** start of Source material **

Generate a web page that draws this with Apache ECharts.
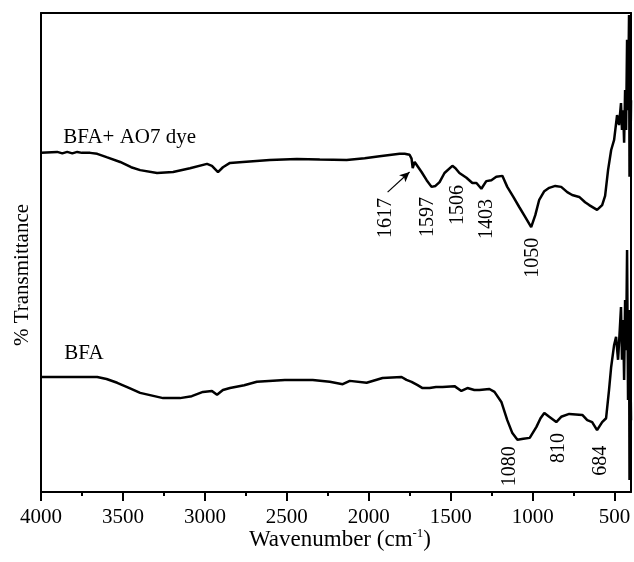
<!DOCTYPE html>
<html>
<head>
<meta charset="utf-8">
<script src="https://cdn.jsdelivr.net/npm/echarts@6/dist/echarts.min.js"></script>
<style>
  html, body { margin: 0; padding: 0; background: #fff; }
  #chart { width: 634px; height: 562px; }
</style>
</head>
<body>
<div id="chart"></div>
<script>
// BFA + AO7 dye spectrum (wavenumber, transmittance in arbitrary units)
var dyeWn = [4000, 3901, 3870, 3840, 3809, 3779, 3750, 3700, 3657, 3600, 3517, 3450, 3395, 3292, 3194, 3091, 2987, 2957, 2920, 2890,
    2847, 2768, 2604, 2439, 2299, 2135, 2025, 1934, 1812, 1781, 1751, 1739, 1732, 1720, 1708, 1678, 1647, 1617, 1593, 1568,
    1538, 1490, 1471, 1447, 1404, 1368, 1343, 1313, 1283, 1252, 1222, 1185, 1155, 1118, 1082, 1045, 1009, 984, 960, 929,
    899, 862, 826, 789, 759, 716, 680, 655, 607, 576, 558, 540, 521, 503, 485, 473, 461, 455, 448, 442,
    436, 430, 424, 418, 412, 409, 406, 403, 400];
var dyeT = [70.8, 71.0, 70.7, 71.0, 70.7, 71.0, 70.8, 70.8, 70.6, 69.9, 68.9, 67.8, 67.2, 66.6, 66.8, 67.6, 68.5, 68.1, 66.8, 67.8,
    68.7, 68.9, 69.3, 69.5, 69.4, 69.3, 69.7, 70.1, 70.6, 70.6, 70.4, 69.6, 67.6, 68.9, 68.7, 66.8, 65.1, 63.7, 63.9, 64.7,
    66.6, 68.1, 67.6, 66.6, 65.6, 64.5, 64.5, 63.3, 64.9, 65.1, 65.8, 66.0, 63.7, 61.6, 59.5, 57.4, 55.3, 57.8, 61.0, 62.8,
    63.5, 63.9, 63.7, 62.6, 62.0, 61.6, 60.5, 59.9, 58.9, 59.9, 61.8, 67.2, 71.4, 73.5, 78.7, 76.6, 81.2, 75.6, 79.7, 72.9,
    83.9, 75.6, 94.4, 79.7, 99.6, 65.8, 90.2, 71.4, 81.8];

// BFA spectrum
var bfaWn = [4000, 3700, 3657, 3600, 3535, 3460, 3395, 3255, 3152, 3080, 3012, 2957, 2926, 2890, 2847, 2760, 2683, 2512, 2342, 2238,
    2159, 2116, 2013, 1916, 1800, 1770, 1739, 1702, 1672, 1629, 1590, 1550, 1477, 1435, 1398, 1356, 1325, 1264, 1233, 1191,
    1155, 1124, 1093, 1057, 1018, 977, 952, 929, 899, 856, 826, 777, 697, 667, 637, 607, 576, 552, 534, 521,
    503, 491, 479, 473, 461, 455, 448, 442, 436, 430, 424, 418, 412, 409, 406, 400];
var bfaT = [24.0, 24.0, 24.0, 23.6, 22.8, 21.7, 20.7, 19.6, 19.6, 20.0, 20.9, 21.1, 20.3, 21.3, 21.7, 22.3, 23.0, 23.4, 23.4, 23.0,
    22.5, 23.2, 22.8, 23.8, 24.0, 23.4, 23.0, 22.3, 21.7, 21.7, 21.9, 21.9, 22.1, 21.1, 21.7, 21.3, 21.3, 21.5, 20.9, 18.8,
    15.0, 12.3, 10.9, 11.1, 11.3, 13.6, 15.4, 16.5, 15.7, 14.6, 15.7, 16.3, 16.1, 15.0, 14.6, 12.9, 14.6, 15.4, 21.3, 26.1,
    30.7, 32.4, 27.6, 31.1, 38.6, 27.6, 35.9, 23.4, 40.1, 29.6, 50.5, 19.2, 38.0, 2.5, 33.8, 15.0];

// peak annotations
var peakText = ['1617', '1597', '1506', '1403', '1050', '1080', '810', '684'];
var peakWn = [1897, 1641, 1458, 1281, 1001, 1141, 838, 582];
var peakT = [57.2, 57.4, 59.9, 57.0, 48.9, 5.4, 9.2, 6.5];

// curve names
var nameText = ['BFA+ AO7 dye', 'BFA'];
var nameWn = [3864, 3858];
var nameT = [74.1, 29.0];

var majorTicks = [500, 1000, 1500, 2000, 2500, 3000, 3500, 4000];
var minorTicks = [750, 1250, 1750, 2250, 2750, 3250, 3750];

var serif = "'Liberation Serif', 'DejaVu Serif', serif";
var ink = '#000';

function pairs(xs, ys) {
    var out = [];
    for (var i = 0; i < xs.length; i++) out.push([xs[i], ys[i]]);
    return out;
}

var myChart = echarts.init(document.getElementById('chart'));
var baseX = { type: 'value', min: 400, max: 4000, inverse: true, splitLine: { show: false } };

var option = {
    animation: false,
    grid: { left: 41, right: 3, top: 13, bottom: 70 },
    xAxis: [
        Object.assign({}, baseX, {
            position: 'bottom',
            axisLine: { lineStyle: { color: ink, width: 2 } },
            axisTick: { show: true, length: 9, inside: false, customValues: majorTicks, lineStyle: { color: ink, width: 2 } },
            axisLabel: {
                customValues: majorTicks, margin: 15, color: ink, fontSize: 21, fontFamily: serif,
                formatter: function (v) { return String(v); }
            }
        }),
        Object.assign({}, baseX, {
            position: 'bottom',
            axisLine: { show: false },
            axisTick: { show: true, length: 4, customValues: minorTicks, lineStyle: { color: ink, width: 2 } },
            axisLabel: { show: false }
        }),
        Object.assign({}, baseX, {
            position: 'top',
            axisLine: { lineStyle: { color: ink, width: 2 } },
            axisTick: { show: false },
            axisLabel: { show: false }
        })
    ],
    yAxis: [
        { type: 'value', min: 0, max: 100, position: 'left', splitLine: { show: false },
          axisLine: { show: true, lineStyle: { color: ink, width: 2 } }, axisTick: { show: false }, axisLabel: { show: false } },
        { type: 'value', min: 0, max: 100, position: 'right', splitLine: { show: false },
          axisLine: { show: true, lineStyle: { color: ink, width: 2 } }, axisTick: { show: false }, axisLabel: { show: false } }
    ],
    graphic: [
        { type: 'text', x: 22, y: 275, rotation: Math.PI / 2,
          style: { text: '% Transmittance', fill: ink, font: '21px ' + serif, align: 'center', verticalAlign: 'middle' } },
        { type: 'text', x: 340, y: 540,
          style: {
              text: '{a|Wavenumber (cm}{s|-1}{a|)}', fill: ink, align: 'center', verticalAlign: 'middle',
              rich: {
                  a: { fontSize: 23, fontFamily: serif, lineHeight: 26, fill: ink },
                  s: { fontSize: 13, fontFamily: serif, lineHeight: 26, verticalAlign: 'top', fill: ink }
              }
          } }
    ],
    series: [
        {
            name: 'BFA+ AO7 dye', type: 'line', data: pairs(dyeWn, dyeT), showSymbol: false,
            lineStyle: { color: '#000', width: 2.5 },
            markLine: {
                silent: true, symbol: ['none', 'arrow'], symbolSize: [7, 10],
                lineStyle: { color: '#000', width: 1.2, type: 'solid' }, label: { show: false },
                data: [[{ coord: [1885, 62.6] }, { coord: [1751, 66.8] }]]
            }
        },
        {
            name: 'BFA', type: 'line', data: pairs(bfaWn, bfaT), showSymbol: false,
            lineStyle: { color: '#000', width: 2.5 }
        },
        {
            type: 'scatter', data: pairs(peakWn, peakT), symbolSize: 0, silent: true,
            itemStyle: { opacity: 1 },
            label: {
                show: true, position: 'inside', rotate: 90, color: ink, fontSize: 20, fontFamily: serif,
                formatter: function (p) { return peakText[p.dataIndex]; }
            }
        },
        {
            type: 'scatter', data: pairs(nameWn, nameT), symbolSize: 0, silent: true,
            itemStyle: { opacity: 1 },
            label: {
                show: true, position: 'right', distance: 0, color: ink, fontSize: 21, fontFamily: serif,
                formatter: function (p) { return nameText[p.dataIndex]; }
            }
        }
    ]
};
myChart.setOption(option);
</script>
</body>
</html>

** end of Source material **

=== The task ===
Leave out any pictures, please, and quote only the lines from the top of the data through the line that contains "83.9, 75.6, 94.4, 79.7, 99.6, 65.8, 90.2, 71.4, 81.8];".

=== Problem solution ===
Generate a web page that draws this with Apache ECharts.
<!DOCTYPE html>
<html>
<head>
<meta charset="utf-8">
<script src="https://cdn.jsdelivr.net/npm/echarts@6/dist/echarts.min.js"></script>
<style>
  html, body { margin: 0; padding: 0; background: #fff; }
  #chart { width: 634px; height: 562px; }
</style>
</head>
<body>
<div id="chart"></div>
<script>
// BFA + AO7 dye spectrum (wavenumber, transmittance in arbitrary units)
var dyeWn = [4000, 3901, 3870, 3840, 3809, 3779, 3750, 3700, 3657, 3600, 3517, 3450, 3395, 3292, 3194, 3091, 2987, 2957, 2920, 2890,
    2847, 2768, 2604, 2439, 2299, 2135, 2025, 1934, 1812, 1781, 1751, 1739, 1732, 1720, 1708, 1678, 1647, 1617, 1593, 1568,
    1538, 1490, 1471, 1447, 1404, 1368, 1343, 1313, 1283, 1252, 1222, 1185, 1155, 1118, 1082, 1045, 1009, 984, 960, 929,
    899, 862, 826, 789, 759, 716, 680, 655, 607, 576, 558, 540, 521, 503, 485, 473, 461, 455, 448, 442,
    436, 430, 424, 418, 412, 409, 406, 403, 400];
var dyeT = [70.8, 71.0, 70.7, 71.0, 70.7, 71.0, 70.8, 70.8, 70.6, 69.9, 68.9, 67.8, 67.2, 66.6, 66.8, 67.6, 68.5, 68.1, 66.8, 67.8,
    68.7, 68.9, 69.3, 69.5, 69.4, 69.3, 69.7, 70.1, 70.6, 70.6, 70.4, 69.6, 67.6, 68.9, 68.7, 66.8, 65.1, 63.7, 63.9, 64.7,
    66.6, 68.1, 67.6, 66.6, 65.6, 64.5, 64.5, 63.3, 64.9, 65.1, 65.8, 66.0, 63.7, 61.6, 59.5, 57.4, 55.3, 57.8, 61.0, 62.8,
    63.5, 63.9, 63.7, 62.6, 62.0, 61.6, 60.5, 59.9, 58.9, 59.9, 61.8, 67.2, 71.4, 73.5, 78.7, 76.6, 81.2, 75.6, 79.7, 72.9,
    83.9, 75.6, 94.4, 79.7, 99.6, 65.8, 90.2, 71.4, 81.8];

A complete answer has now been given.